> _Aim of the exercise_:
Filter out everything except lines holding "that".
==== Stored rows ====
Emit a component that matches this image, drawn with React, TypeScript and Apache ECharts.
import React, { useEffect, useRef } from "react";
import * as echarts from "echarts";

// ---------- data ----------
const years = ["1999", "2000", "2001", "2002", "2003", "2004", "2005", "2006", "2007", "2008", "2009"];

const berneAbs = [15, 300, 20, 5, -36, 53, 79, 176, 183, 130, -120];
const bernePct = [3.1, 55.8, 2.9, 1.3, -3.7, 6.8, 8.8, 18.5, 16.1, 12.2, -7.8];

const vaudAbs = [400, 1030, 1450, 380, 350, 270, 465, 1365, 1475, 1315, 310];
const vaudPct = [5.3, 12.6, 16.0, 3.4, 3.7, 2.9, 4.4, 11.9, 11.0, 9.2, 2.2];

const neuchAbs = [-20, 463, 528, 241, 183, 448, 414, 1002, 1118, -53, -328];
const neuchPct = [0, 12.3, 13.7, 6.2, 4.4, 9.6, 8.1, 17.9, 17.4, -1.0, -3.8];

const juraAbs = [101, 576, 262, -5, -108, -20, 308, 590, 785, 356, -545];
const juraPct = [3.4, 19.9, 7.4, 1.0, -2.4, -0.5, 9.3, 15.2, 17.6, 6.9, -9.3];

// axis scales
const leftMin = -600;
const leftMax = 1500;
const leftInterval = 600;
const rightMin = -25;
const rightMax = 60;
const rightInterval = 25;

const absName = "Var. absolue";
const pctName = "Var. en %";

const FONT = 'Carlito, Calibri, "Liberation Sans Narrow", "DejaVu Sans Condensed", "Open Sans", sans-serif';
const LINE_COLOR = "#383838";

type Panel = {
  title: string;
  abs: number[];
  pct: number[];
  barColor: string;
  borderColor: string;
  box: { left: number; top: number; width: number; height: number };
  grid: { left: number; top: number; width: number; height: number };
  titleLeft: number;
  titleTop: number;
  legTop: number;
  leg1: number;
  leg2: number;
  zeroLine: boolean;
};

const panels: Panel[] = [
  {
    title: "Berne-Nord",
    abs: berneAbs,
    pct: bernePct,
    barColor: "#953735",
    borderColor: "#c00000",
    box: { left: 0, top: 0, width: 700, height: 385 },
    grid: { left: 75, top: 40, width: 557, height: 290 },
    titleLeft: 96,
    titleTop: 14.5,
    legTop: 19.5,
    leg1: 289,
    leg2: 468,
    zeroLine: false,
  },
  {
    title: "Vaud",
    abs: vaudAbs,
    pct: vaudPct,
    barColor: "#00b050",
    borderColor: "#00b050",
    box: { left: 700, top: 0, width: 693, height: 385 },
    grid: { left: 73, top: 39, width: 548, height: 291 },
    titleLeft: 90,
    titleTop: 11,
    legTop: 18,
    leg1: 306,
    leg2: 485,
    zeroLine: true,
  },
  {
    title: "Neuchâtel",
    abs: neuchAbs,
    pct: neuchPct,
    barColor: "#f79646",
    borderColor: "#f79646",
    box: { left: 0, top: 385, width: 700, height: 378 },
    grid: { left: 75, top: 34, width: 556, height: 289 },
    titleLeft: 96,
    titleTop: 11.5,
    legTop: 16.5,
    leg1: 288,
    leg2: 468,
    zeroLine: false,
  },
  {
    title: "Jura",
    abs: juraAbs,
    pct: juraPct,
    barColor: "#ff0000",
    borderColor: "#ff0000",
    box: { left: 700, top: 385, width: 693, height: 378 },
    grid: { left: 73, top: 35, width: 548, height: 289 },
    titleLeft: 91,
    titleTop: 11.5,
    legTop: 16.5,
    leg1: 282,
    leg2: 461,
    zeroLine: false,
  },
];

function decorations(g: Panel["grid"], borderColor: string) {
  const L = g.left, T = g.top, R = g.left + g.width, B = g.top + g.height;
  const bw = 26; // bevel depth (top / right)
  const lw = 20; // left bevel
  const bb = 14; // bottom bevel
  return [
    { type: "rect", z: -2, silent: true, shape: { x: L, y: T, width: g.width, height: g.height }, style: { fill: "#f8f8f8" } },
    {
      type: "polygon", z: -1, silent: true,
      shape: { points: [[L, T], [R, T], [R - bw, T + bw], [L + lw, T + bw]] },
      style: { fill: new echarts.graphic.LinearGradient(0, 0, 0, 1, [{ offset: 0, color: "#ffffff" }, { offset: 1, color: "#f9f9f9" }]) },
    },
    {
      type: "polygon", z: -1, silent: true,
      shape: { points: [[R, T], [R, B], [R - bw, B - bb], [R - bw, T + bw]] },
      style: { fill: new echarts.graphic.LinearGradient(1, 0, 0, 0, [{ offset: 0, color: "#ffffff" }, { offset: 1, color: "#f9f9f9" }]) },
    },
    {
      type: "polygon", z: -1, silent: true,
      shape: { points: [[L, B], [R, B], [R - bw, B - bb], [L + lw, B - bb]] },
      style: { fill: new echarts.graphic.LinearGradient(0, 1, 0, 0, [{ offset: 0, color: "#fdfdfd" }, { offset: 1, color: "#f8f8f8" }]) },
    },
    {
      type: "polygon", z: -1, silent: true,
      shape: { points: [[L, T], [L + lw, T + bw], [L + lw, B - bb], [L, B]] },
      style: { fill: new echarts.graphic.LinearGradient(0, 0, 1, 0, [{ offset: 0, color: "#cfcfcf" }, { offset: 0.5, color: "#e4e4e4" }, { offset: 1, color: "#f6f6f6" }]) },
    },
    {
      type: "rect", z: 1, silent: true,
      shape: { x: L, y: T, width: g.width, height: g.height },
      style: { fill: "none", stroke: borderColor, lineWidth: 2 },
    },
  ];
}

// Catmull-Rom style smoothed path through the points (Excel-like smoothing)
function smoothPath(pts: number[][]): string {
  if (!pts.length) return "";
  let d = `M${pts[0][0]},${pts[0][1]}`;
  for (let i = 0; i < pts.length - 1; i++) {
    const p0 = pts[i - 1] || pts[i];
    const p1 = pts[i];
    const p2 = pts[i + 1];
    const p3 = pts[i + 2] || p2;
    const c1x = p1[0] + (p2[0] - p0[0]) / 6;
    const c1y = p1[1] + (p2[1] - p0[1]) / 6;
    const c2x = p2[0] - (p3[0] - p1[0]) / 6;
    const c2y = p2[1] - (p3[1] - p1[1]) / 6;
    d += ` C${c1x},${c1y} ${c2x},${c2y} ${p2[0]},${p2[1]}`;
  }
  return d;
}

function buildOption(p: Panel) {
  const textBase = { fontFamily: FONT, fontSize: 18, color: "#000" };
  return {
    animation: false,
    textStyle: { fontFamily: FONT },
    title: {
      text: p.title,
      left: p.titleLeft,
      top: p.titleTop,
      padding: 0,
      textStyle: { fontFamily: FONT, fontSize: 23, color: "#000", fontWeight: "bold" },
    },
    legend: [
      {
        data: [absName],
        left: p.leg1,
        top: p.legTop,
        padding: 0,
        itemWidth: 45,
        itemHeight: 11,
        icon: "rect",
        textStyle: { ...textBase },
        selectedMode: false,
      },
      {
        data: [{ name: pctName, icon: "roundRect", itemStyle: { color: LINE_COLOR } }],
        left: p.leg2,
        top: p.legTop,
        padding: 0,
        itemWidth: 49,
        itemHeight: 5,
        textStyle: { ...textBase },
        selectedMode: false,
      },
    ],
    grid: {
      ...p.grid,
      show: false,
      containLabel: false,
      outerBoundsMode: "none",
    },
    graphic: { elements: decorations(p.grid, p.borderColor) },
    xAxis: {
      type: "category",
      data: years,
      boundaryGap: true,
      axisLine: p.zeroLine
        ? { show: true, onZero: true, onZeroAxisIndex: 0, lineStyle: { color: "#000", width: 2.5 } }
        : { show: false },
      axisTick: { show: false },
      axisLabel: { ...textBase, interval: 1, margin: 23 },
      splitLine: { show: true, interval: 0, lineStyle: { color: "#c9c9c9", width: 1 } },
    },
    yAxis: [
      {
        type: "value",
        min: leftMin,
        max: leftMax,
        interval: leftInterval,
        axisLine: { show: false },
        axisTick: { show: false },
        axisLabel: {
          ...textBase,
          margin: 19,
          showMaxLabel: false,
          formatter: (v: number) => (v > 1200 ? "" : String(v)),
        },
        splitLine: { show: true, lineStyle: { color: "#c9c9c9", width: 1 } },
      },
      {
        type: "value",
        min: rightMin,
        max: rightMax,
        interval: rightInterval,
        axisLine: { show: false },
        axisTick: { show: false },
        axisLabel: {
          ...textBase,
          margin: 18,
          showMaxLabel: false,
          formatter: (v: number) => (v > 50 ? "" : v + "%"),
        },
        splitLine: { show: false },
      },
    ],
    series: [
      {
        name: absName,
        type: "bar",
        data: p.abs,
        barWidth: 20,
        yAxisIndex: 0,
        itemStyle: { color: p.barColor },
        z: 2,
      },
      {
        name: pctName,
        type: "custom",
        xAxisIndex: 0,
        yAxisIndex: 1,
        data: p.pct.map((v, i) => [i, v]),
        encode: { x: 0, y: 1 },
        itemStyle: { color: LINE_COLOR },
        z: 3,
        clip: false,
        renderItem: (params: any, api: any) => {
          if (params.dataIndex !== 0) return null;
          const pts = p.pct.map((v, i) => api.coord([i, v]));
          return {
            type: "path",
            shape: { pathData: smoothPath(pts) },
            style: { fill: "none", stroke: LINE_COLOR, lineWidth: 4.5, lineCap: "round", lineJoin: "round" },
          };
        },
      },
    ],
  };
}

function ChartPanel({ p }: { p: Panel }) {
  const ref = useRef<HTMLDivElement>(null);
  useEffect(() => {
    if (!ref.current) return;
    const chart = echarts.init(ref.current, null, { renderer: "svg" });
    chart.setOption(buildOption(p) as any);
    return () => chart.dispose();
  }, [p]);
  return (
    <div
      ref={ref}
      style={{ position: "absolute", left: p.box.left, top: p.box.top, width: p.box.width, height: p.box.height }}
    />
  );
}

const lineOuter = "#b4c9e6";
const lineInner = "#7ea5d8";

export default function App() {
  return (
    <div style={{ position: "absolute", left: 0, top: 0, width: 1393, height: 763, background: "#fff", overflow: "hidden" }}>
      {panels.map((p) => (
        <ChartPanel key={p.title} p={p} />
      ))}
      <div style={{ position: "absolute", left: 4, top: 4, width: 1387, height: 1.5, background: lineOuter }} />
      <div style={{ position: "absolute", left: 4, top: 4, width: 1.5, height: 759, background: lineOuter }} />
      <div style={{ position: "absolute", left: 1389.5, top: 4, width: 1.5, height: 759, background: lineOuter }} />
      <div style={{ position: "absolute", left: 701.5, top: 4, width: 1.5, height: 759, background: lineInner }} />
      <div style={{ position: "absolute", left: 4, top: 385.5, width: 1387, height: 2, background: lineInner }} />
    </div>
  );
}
====
==== Stored rows ====
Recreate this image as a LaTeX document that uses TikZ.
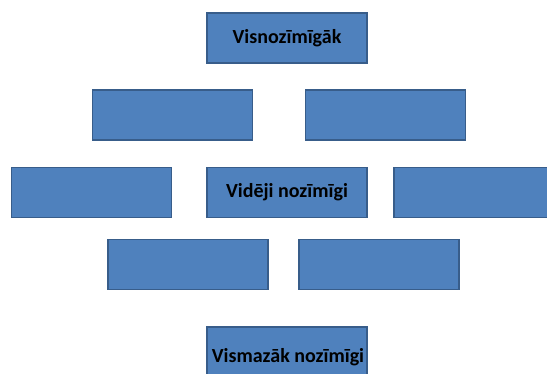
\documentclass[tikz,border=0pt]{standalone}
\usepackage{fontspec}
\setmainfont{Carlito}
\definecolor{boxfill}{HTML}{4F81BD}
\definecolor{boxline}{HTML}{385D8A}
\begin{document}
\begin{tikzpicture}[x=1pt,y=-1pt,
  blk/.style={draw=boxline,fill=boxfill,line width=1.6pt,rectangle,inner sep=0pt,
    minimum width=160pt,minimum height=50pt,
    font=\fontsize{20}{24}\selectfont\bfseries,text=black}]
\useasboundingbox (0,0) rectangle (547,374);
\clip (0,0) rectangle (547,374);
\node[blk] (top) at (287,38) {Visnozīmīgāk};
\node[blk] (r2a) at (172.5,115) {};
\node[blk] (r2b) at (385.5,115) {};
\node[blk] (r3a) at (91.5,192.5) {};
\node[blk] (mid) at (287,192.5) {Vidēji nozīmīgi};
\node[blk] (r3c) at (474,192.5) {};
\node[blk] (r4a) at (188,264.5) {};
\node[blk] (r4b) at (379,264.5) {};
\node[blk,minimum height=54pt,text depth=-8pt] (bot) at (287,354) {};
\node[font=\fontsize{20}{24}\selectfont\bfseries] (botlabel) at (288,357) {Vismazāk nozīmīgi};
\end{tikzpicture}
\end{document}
====
> _Output for this task_:
Emit a component that matches this image, drawn with React, TypeScript and Apache ECharts.
Recreate this image as a LaTeX document that uses TikZ.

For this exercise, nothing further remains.